Friday, May 6, 2011

The Messiness of Life

I have always written. From the time I was young, I journaled almost obsessively. When I was 8 years old and I thought my parents were treating me unfairly, I journaled what was happening so when I was an adult with my own children I wouldn't make the same mistakes I perceived them as making. Precocious and egotistical - maybe. But I was 8 years old. I have also always been an avid reader. In fact, there are times in my life that reading books and writing about life have proven to be more of a support to me than almost anything (or anyone) else. I have found that I'm better able to deal with the messiness of life if I write it down.

Having said all that - I don't like messes. Before I sit down to write, my house must be relatively uncluttered and clean. I have a cleaning schedule that I try to adhere to every day. Unfortunately for me, I also have the cold from Hell. This cold (and my work schedule and taking care of my girls) has severely depleted my energy levels. So right now, there are dishes in the sink (yes I do have a dishwasher, but there are still things I need to wash by hand) and laundry on my bed that needs folded. The kitchen needs mopped and the carpet needs swept. But here I am, starting a blog. Why? I think it's because I feel pulled to write. I feel as if my writing must be put on the same level of importance that I place on taking care of myself and my children. My writing is a part of me - and I need to take care of my needs every day as well to truly be at my  best as a mother, etc - so why shouldn't I take care of my writing every day?
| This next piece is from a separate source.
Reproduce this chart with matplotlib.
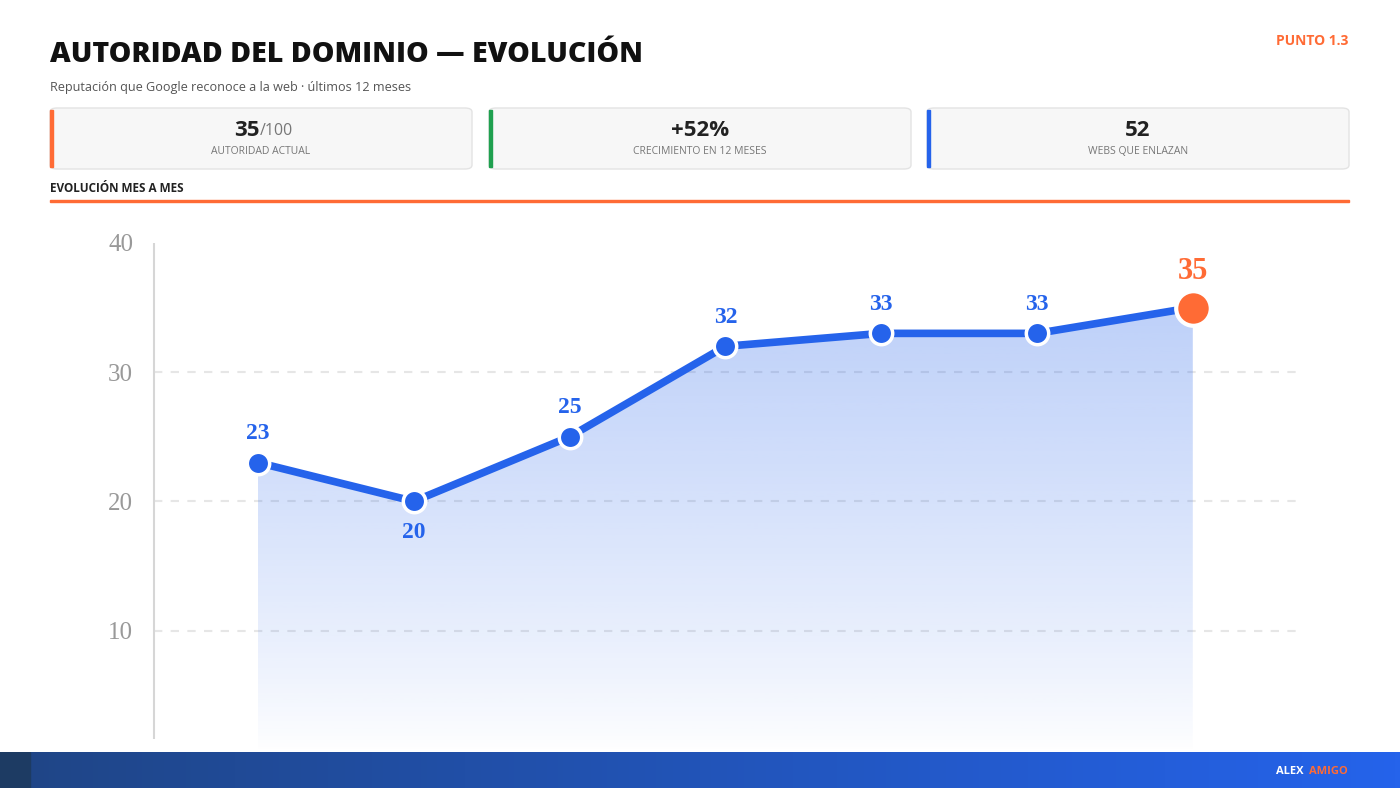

Does this mean that my house will go to hell in a handbasket while I work on my novel and/or other writing projects? No, probably not. But the cold from Hell has reminded me to slow down and take care of ME - which means the damn dishes can just sit there another day. And hopefully I'll remember to turn on the dishwasher before I go to bed tonight so we have clean dishes and utensils for tomorrow.

1 comment:

  1. Welcome to my world. You'll figure it all out and there's no shame in expecting the children and hubby to help. Good luck with that though.